The journey begins with a longing desire to see and experience something sacred and holy. Next, preparations are made for the journey. Suits are packed, along with presentations and plenty of business cards. Upon arrival, the pilgrim joins a large group of devotees and listens to the voices of the enlightened few.

The believers are bound by a shared set of beliefs. At Mines and Money, those beliefs can be summed up into one sentence: “What lies beneath the ground holds untold riches.”

Mines and Money

In a nutshell, the event brings together mining companies, investors, brokers and other third parties so that they all share information, exchange ideas and – hopefully – do business.

I decided to attend the December 2013 conference in London. The event took place in the fashionable Islington district.

For one, a friend and former client had a stand there. His was one of the gold mining companies present. I wanted to catch up with him and his team on the progress of the company. Secondly, some of the most prominent figures in the business were in attendance and it was a good opportunity to discuss current trends in global mining. Amongst other things, it had been a challenging time for the sector as a whole. Many businesses had difficulty accessing capital.

On the 2nd day of the conference, whilst taking a little break, I accidentally bumped into an acquaintance of mine by a coffee table. This older gentleman, almost twice my age, happened to be one of the shareholders of the group that owns the Mines and Money conference brand. We had a brief chat and agreed to meet up the following day and go for lunch as it had been a while since we last saw one another.

Day 3

The next day when I arrived at the pre-agreed meeting point I found my friend holding two sandwiches in his hand.

Odd. Aren’t we going out?

“Come, no time to eat out. Let’s go listen to the speakers,” he said.

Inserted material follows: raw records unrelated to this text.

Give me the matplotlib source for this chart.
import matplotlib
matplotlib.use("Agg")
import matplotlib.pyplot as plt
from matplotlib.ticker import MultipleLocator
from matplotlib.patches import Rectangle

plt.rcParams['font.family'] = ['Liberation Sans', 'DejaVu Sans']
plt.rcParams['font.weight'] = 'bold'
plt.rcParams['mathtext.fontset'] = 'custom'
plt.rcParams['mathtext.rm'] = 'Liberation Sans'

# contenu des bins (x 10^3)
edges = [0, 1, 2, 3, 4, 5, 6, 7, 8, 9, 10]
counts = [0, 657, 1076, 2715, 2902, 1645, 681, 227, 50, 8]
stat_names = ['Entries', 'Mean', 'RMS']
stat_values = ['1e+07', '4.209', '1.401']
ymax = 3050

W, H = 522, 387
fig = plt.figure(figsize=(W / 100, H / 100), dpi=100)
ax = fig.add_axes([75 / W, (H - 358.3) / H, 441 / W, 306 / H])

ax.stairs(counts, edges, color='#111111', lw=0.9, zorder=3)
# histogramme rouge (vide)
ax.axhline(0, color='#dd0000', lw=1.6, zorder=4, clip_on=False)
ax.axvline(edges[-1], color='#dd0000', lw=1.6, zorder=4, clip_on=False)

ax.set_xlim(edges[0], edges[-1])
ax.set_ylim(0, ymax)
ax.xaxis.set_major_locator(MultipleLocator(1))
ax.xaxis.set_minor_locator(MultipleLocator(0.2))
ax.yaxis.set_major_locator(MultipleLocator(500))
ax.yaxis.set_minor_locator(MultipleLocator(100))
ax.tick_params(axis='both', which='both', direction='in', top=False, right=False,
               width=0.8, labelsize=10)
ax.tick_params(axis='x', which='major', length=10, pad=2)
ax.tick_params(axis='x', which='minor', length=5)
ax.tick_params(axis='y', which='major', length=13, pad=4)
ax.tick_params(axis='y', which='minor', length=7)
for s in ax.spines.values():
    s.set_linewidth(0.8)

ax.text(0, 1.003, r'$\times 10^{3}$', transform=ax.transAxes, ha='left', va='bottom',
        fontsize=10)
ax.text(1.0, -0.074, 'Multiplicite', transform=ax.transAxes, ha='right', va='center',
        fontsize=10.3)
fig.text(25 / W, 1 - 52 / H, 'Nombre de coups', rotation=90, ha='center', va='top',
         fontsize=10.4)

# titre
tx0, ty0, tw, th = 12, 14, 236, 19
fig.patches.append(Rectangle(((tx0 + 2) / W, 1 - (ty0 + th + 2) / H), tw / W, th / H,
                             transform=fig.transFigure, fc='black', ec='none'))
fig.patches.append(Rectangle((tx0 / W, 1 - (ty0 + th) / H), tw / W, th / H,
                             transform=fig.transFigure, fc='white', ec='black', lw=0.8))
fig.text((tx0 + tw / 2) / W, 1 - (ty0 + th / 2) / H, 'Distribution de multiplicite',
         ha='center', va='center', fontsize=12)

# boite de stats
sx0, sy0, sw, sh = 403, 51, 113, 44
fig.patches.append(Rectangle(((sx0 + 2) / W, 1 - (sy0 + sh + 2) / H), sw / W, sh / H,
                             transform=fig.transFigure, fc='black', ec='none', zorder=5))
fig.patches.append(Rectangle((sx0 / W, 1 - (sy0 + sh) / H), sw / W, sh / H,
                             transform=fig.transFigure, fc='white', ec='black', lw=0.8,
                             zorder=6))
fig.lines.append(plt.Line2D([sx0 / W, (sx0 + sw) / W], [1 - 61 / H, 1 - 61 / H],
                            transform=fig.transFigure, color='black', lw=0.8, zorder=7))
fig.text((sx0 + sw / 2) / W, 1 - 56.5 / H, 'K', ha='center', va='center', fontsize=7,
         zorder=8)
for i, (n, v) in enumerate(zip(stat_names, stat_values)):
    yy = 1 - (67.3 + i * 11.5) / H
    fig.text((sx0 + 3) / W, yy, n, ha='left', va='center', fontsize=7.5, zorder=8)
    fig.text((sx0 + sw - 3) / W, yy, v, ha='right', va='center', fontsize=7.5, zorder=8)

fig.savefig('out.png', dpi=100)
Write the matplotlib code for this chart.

Not interested. The last thing I wanted to do was to listen to more speakers. I had listened to a few already and preferred to mingle with the people on the floor who manned the stands. They included geologists, CFOs, business development executives and even CEOs. “Look, I’m not so keen on listening to more speakers. Why don’t we meet up afterwards?”

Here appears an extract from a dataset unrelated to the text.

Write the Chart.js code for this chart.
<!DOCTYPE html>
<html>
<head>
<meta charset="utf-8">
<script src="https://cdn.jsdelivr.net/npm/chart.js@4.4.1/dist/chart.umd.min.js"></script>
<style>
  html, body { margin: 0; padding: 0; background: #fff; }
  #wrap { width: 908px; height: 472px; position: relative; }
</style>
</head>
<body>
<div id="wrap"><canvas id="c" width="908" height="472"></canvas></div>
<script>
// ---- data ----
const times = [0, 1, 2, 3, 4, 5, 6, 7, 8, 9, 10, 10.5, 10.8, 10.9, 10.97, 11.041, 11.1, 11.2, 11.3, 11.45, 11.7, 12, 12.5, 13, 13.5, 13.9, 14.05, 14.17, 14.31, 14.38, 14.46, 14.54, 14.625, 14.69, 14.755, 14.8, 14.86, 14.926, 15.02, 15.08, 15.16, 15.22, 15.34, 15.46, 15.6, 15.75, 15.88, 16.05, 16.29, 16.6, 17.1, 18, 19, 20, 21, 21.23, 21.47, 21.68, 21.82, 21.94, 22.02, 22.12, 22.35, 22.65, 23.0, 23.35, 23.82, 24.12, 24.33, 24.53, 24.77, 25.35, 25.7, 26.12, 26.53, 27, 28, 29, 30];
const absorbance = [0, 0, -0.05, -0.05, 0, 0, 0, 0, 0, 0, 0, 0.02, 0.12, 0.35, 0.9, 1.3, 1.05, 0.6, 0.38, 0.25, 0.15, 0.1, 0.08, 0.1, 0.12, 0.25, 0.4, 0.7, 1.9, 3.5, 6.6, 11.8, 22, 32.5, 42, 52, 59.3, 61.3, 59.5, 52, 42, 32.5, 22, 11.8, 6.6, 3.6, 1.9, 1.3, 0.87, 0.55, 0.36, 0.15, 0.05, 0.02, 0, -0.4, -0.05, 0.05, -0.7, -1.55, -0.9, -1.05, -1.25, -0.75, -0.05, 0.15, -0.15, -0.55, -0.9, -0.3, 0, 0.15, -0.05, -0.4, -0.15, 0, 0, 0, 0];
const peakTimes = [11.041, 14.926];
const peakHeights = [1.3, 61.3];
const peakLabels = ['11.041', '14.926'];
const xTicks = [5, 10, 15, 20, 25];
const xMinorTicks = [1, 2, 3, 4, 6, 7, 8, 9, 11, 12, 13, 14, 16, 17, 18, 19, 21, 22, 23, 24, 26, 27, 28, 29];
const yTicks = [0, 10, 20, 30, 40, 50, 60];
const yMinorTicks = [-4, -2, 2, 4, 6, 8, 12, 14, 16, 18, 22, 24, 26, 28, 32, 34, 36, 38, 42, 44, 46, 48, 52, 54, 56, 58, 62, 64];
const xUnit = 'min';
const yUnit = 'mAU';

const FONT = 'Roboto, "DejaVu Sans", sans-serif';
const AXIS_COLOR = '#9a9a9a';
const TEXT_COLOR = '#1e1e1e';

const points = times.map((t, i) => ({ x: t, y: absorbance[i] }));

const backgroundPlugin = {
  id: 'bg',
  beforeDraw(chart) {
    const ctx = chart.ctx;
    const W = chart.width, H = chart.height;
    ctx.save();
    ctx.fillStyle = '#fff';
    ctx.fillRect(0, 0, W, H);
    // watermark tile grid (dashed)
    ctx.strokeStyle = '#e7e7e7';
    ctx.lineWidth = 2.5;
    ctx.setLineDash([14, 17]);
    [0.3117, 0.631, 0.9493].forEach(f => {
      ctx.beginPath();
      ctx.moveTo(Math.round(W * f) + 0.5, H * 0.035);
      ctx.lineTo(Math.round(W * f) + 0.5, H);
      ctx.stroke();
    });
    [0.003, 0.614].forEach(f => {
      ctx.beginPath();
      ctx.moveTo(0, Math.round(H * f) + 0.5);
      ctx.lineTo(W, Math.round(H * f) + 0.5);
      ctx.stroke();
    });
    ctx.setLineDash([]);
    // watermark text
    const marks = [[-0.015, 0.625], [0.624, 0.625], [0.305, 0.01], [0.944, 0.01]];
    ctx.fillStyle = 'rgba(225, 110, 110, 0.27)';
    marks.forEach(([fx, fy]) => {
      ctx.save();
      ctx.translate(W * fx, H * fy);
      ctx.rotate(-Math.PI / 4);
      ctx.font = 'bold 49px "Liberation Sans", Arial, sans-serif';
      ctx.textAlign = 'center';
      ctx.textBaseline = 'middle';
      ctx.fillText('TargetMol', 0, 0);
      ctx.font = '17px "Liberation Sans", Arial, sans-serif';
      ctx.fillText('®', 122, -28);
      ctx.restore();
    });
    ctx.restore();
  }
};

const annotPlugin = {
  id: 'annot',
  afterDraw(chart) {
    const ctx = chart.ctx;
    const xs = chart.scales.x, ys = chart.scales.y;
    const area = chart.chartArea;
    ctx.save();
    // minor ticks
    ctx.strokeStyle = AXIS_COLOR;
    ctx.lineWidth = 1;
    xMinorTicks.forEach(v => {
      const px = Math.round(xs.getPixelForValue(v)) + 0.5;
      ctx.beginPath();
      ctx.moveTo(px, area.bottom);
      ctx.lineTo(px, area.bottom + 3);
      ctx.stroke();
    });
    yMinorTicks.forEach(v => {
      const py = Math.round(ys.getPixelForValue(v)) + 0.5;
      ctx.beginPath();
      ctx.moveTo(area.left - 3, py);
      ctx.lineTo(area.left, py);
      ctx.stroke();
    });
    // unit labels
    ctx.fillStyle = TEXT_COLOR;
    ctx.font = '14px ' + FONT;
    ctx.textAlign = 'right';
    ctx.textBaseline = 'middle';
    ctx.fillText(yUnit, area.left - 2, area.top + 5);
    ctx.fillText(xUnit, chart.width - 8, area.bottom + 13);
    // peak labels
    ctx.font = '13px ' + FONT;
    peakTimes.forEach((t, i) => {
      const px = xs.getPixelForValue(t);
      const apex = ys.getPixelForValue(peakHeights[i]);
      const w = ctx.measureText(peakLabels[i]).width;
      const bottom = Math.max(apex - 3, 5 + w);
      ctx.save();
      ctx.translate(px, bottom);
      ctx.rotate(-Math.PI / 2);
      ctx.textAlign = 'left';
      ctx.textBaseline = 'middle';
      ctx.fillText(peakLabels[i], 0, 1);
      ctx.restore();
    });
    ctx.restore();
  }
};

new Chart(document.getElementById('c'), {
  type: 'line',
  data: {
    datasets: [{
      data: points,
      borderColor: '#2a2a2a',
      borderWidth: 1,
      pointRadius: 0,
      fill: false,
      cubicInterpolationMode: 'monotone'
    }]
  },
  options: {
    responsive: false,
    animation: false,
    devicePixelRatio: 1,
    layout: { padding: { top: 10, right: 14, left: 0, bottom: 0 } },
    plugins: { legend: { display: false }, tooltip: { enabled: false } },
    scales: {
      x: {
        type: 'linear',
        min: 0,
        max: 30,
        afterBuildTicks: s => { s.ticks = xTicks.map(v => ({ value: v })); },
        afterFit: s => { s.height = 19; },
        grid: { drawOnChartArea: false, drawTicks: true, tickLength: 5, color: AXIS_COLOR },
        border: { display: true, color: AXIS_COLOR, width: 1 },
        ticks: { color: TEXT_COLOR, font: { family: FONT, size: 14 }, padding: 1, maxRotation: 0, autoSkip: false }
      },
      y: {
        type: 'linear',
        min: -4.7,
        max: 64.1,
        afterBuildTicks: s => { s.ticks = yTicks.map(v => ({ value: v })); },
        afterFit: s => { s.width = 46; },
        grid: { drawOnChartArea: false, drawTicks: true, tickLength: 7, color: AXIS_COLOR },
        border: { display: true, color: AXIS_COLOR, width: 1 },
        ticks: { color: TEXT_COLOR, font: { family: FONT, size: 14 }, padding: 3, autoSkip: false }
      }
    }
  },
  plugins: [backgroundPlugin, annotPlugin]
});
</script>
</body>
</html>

“Don’t be ridiculous. The most successful mining entrepreneur of our time is speaking. You want to listen to him.”

Interesting. I reconsidered.

“And he’s a born entertainer.”

Done. “Let’s go.”

We set off in the direction of the large designated room where the speakers took turns to pontificate. My friend manoeuvred his way to the front row, asked a random stranger to move down one seat and the two of us ended up sitting next to one another. We ate our sandwiches and listened to the talk.